As announced on the SCOAP3 website, three more Department of Energy laboratories have joined the open-access consortium: Stanford Linear Accelerator Center, Lawrence Berkeley National Laboratory, and Jefferson Lab. They join four other DOE labs--Argonne, Pacific Northwest National Lab, Los Alamos, and Fermilab--that have pledged to redirect their high-energy physics journal subscription funds to SCOAP3, and thus help make peer-reviewed literature in the field freely available to all.

As reported in an Oct/Nov 07 symmetry article on the initiative:

If it works, no one will have to pay to read most particle physics results. The journals that publish most of the research in the field will be available free online to anyone, anywhere and any time. Money to run the journals—including the cost of having experts review each article before it sees print—would instead come from funding agencies, laboratories and libraries through a consortium called SCOAP3, the Sponsoring Consortium for Open Access Publishing in Particle Physics. This would give journals a stable source of funding while reducing the total cost to libraries and readers.
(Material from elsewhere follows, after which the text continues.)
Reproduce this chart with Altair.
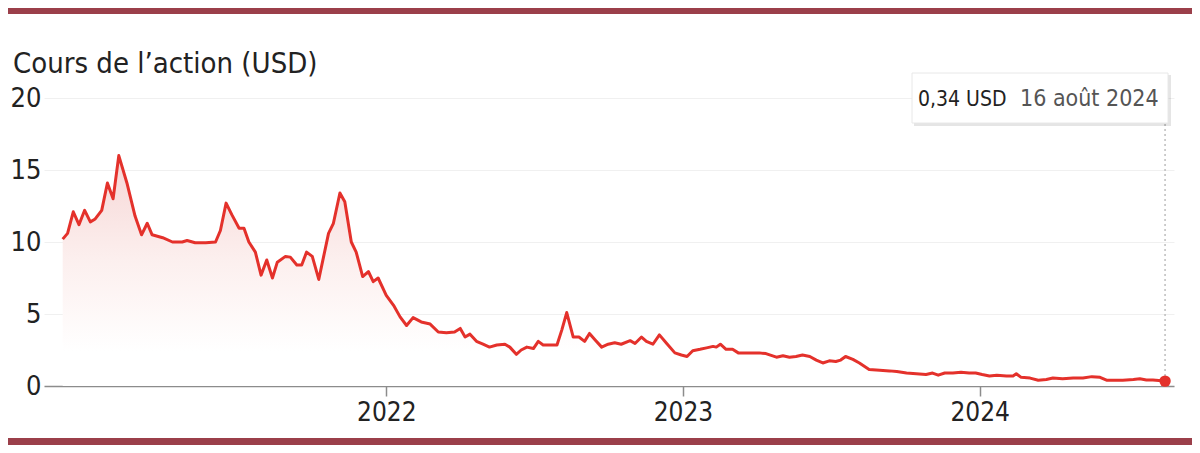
import altair as alt
import pandas as pd

# ---- data ----
dates = [
    "2020-11-29", "2020-12-05", "2020-12-12", "2020-12-19", "2020-12-26",
    "2021-01-02", "2021-01-08", "2021-01-16", "2021-01-23", "2021-01-30",
    "2021-02-06", "2021-02-16", "2021-02-26", "2021-03-06", "2021-03-13",
    "2021-03-19", "2021-04-01", "2021-04-13", "2021-04-25", "2021-05-01",
    "2021-05-11", "2021-05-24", "2021-06-05", "2021-06-11", "2021-06-18",
    "2021-06-25", "2021-07-04", "2021-07-10", "2021-07-16", "2021-07-24",
    "2021-07-31", "2021-08-07", "2021-08-14", "2021-08-20", "2021-08-30",
    "2021-09-05", "2021-09-13", "2021-09-19", "2021-09-25", "2021-10-02",
    "2021-10-10", "2021-10-16", "2021-10-22", "2021-10-28", "2021-11-05",
    "2021-11-11", "2021-11-19", "2021-11-25", "2021-12-03", "2021-12-10",
    "2021-12-16", "2021-12-22",
    "2022-01-01", "2022-01-10", "2022-01-18", "2022-01-26", "2022-02-03",
    "2022-02-13", "2022-02-24", "2022-03-06", "2022-03-16", "2022-03-26",
    "2022-04-02", "2022-04-08", "2022-04-14", "2022-04-22", "2022-04-30",
    "2022-05-08", "2022-05-17", "2022-05-27", "2022-06-02", "2022-06-10",
    "2022-06-16", "2022-06-23", "2022-07-01", "2022-07-07", "2022-07-13",
    "2022-07-21", "2022-07-30", "2022-08-05", "2022-08-11", "2022-08-19",
    "2022-08-26", "2022-09-02", "2022-09-08", "2022-09-15", "2022-09-23",
    "2022-10-01", "2022-10-09", "2022-10-17", "2022-10-28", "2022-11-03",
    "2022-11-11", "2022-11-17", "2022-11-25", "2022-12-03", "2022-12-12",
    "2022-12-22", "2022-12-30",
    "2023-01-06", "2023-01-13", "2023-01-22", "2023-01-30", "2023-02-07",
    "2023-02-11", "2023-02-16", "2023-02-23", "2023-03-03", "2023-03-10",
    "2023-03-20", "2023-04-05", "2023-04-13", "2023-04-26", "2023-05-04",
    "2023-05-12", "2023-05-20", "2023-05-28", "2023-06-06", "2023-06-14",
    "2023-06-22", "2023-06-30", "2023-07-08", "2023-07-14", "2023-07-20",
    "2023-07-29", "2023-08-06", "2023-08-18", "2023-08-31", "2023-09-12",
    "2023-09-21", "2023-10-03", "2023-10-15", "2023-10-27", "2023-11-04",
    "2023-11-11", "2023-11-19", "2023-11-29", "2023-12-09", "2023-12-19",
    "2023-12-27",
    "2024-01-04", "2024-01-13", "2024-01-22", "2024-02-03", "2024-02-11",
    "2024-02-15", "2024-02-21", "2024-03-03", "2024-03-13", "2024-03-23",
    "2024-03-31", "2024-04-12", "2024-04-25", "2024-05-07", "2024-05-18",
    "2024-05-28", "2024-06-05", "2024-06-13", "2024-06-25", "2024-07-08",
    "2024-07-16", "2024-07-24", "2024-08-01", "2024-08-12", "2024-08-16",
]

prices = [
    10.2, 10.6, 12.1, 11.2, 12.2,
    11.4, 11.6, 12.2, 14.1, 13.0,
    16.0, 14.1, 11.8, 10.5, 11.3,
    10.5, 10.3, 10.0, 10.0, 10.1,
    9.95, 9.95, 10.0, 10.8, 12.7,
    11.9, 10.95, 10.95, 10.0, 9.3,
    7.7, 8.75, 7.5, 8.6, 9.0,
    8.95, 8.4, 8.4, 9.3, 9.0,
    7.4, 9.0, 10.6, 11.3, 13.4,
    12.8, 10.0, 9.3, 7.6, 7.95,
    7.25, 7.5,
    6.3, 5.6, 4.8, 4.2, 4.75,
    4.45, 4.3, 3.75, 3.7, 3.75,
    4.0, 3.4, 3.6, 3.1, 2.9,
    2.7, 2.85, 2.9, 2.7, 2.2,
    2.5, 2.7, 2.6, 3.1, 2.85,
    2.85, 2.85, 3.9, 5.1, 3.4,
    3.4, 3.1, 3.65, 3.2, 2.7,
    2.9, 3.0, 2.9, 3.15, 2.95,
    3.4, 3.1, 2.9, 3.55, 2.95,
    2.3, 2.15,
    2.05, 2.45, 2.55, 2.65, 2.75,
    2.7, 2.9, 2.55, 2.55, 2.3,
    2.3, 2.3, 2.25, 2.0, 2.1,
    2.0, 2.05, 2.15, 2.05, 1.8,
    1.6, 1.75, 1.7, 1.8, 2.05,
    1.85, 1.6, 1.15, 1.1, 1.05,
    1.0, 0.9, 0.85, 0.8, 0.9,
    0.75, 0.9, 0.9, 0.95, 0.9,
    0.9,
    0.8, 0.7, 0.75, 0.7, 0.7,
    0.85, 0.6, 0.55, 0.4, 0.45,
    0.55, 0.5, 0.55, 0.55, 0.65,
    0.6, 0.4, 0.4, 0.4, 0.45,
    0.5, 0.42, 0.42, 0.36, 0.34,
]

y_ticks = [0, 5, 10, 15, 20]
x_tick_years = [2022, 2023, 2024]
title_text = "Cours de l\u2019action (USD)"
last_value_label = "0,34 USD"
last_date_label = "16 ao\u00fbt 2024"

assert len(dates) == len(prices)

df = pd.DataFrame({"date": dates, "price": prices})
last = df.tail(1)
one = pd.DataFrame({"k": [0]})

FONT = "Liberation Sans Narrow, DejaVu Sans Condensed, Roboto, sans-serif"
RED = "#e4312b"
BAR = "#9b3f4a"
W, H = 1130, 288

x_scale = alt.Scale(
    type="utc",
    domain=[alt.DateTime(year=2020, month=11, date=6, utc=True),
            alt.DateTime(year=2024, month=8, date=27, utc=True)],
)
y_scale = alt.Scale(domain=[0, 20], nice=False)

x_enc = alt.X(
    "date:T", scale=x_scale, title=None,
    axis=alt.Axis(
        values=[alt.DateTime(year=yy, month=1, date=1, utc=True) for yy in x_tick_years],
        format="%Y", grid=False, domainColor="#8c8c8c", domainWidth=1.5,
        tickColor="#8c8c8c", tickWidth=1.5, tickSize=10, labelPadding=3,
        labelFont=FONT, labelFontSize=26, labelColor="#222222",
    ),
)
y_enc = alt.Y(
    "price:Q", scale=y_scale, title=None,
    axis=alt.Axis(
        values=y_ticks, grid=True, gridColor="#f0f0f0", gridWidth=1,
        domain=False, ticks=False, labelPadding=3,
        labelFont=FONT, labelFontSize=27, labelColor="#222222",
    ),
)

gradient = {
    "gradient": "linear", "x1": 1, "x2": 1, "y1": 0, "y2": 1,
    "stops": [
        {"offset": 0, "color": "#f6d6d5"},
        {"offset": 0.45, "color": "#fcefee"},
        {"offset": 0.85, "color": "#ffffff"},
    ],
}

area = alt.Chart(df).mark_area(color=gradient).encode(x=x_enc, y=y_enc)
line = alt.Chart(df).mark_line(color=RED, strokeWidth=3, strokeJoin="round").encode(
    x="date:T", y="price:Q")

guide = alt.Chart(last).mark_rule(color="#bdbdbd", strokeWidth=1.5, strokeDash=[2, 3]).encode(
    x="date:T", y="price:Q", y2=alt.value(25))
dot = alt.Chart(last).mark_circle(color=RED, size=130, opacity=1).encode(
    x="date:T", y="price:Q")

shadow = alt.Chart(one).mark_rect(color="#000000", opacity=0.10).encode(
    x=alt.value(870), x2=alt.value(1127), y=alt.value(-23), y2=alt.value(28))
box = alt.Chart(one).mark_rect(fill="#ffffff", stroke="#e8e8e8", strokeWidth=1).encode(
    x=alt.value(868), x2=alt.value(1124), y=alt.value(-25), y2=alt.value(25))
val_txt = alt.Chart(one).mark_text(
    align="left", baseline="alphabetic", font=FONT, fontSize=21, color="#222222"
).encode(x=alt.value(874), y=alt.value(8), text=alt.value(last_value_label))
date_txt = alt.Chart(one).mark_text(
    align="left", baseline="alphabetic", font=FONT, fontSize=23, color="#555555"
).encode(x=alt.value(976), y=alt.value(8), text=alt.value(last_date_label))

title = alt.Chart(one).mark_text(
    align="left", baseline="alphabetic", font=FONT, fontSize=29, color="#222222"
).encode(x=alt.value(-31), y=alt.value(-25), text=alt.value(title_text))

top_bar = alt.Chart(one).mark_rect(color=BAR).encode(
    x=alt.value(-36), x2=alt.value(W + 18), y=alt.value(-90), y2=alt.value(-84))
bottom_bar = alt.Chart(one).mark_rect(color=BAR).encode(
    x=alt.value(-36), x2=alt.value(W + 18), y=alt.value(H + 52), y2=alt.value(H + 59))

chart = alt.layer(
    area, line, guide, dot, shadow, box, val_txt, date_txt, title, top_bar, bottom_bar
).properties(
    width=W, height=H,
    padding={"left": 36, "top": 90, "right": 18, "bottom": 59},
    autosize=alt.AutoSizeParams(type="none"),
    background="#ffffff",
).configure_view(stroke=None)

chart.save("out.html", embed_options={"renderer": "svg", "actions": False})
The proposal is the latest twist in open-access publishing, a worldwide movement whose goal is to pull down barriers to the free flow of information while preserving a system that has kept watch over the integrity of science for nearly 350 years.

Physics, with its long history of openly sharing research results, seems an ideal testing ground for such an idea. Fifty years ago physicists began circulating mimeographed preprints, or unpublished papers, as a way of getting results out more quickly. The mimeograph gave way to the copying machine and the computer; today’s physicists post theories and experimental results on arXiv.org, an Internet clearinghouse set up in 1991 to make it easier for them to swap information. .. As early as 1961, librarians at Stanford Linear Accelerator Center in California started keeping track of circulating preprints, an effort that evolved into SPIRES.

A growing number of other institutions in the United States, as well as organizations in 16 other countries, support this new model of paying publishers directly for the services that the scientific community needs, rather than paying indirectly for these services via subscriptions.

The SLAC Research Library has been a supporter of SCOAP3 in the United States from the beginning, helping to organize and educate libraries in various institutions around the country about the SCOAP3 model and why it fits the HEP community so well. However, it took some work to ensure that the library's subscription costs were accurately tallied, and furthermore, during this time the entire SLAC library moved to a temporary location while our building is being renovated.

After the dust had settled in our new digs, we were able to take some time to understand the details of our pledge, and ensure that SLAC management understood SCOAP3 and why it would benefit SLAC and the HEP community as a whole. Making it clear that many scientists support SCOAP3, including the major Large Hadron Collider collaborations and HEPAP, the DOE's High Energy Physics Advisory Panel, was incredibly useful since it helped everyone see how valuable those in the community feel open access to be. I am proud that SLAC was able to make this pledge of support now, and I am excited about the future of SCOAP3.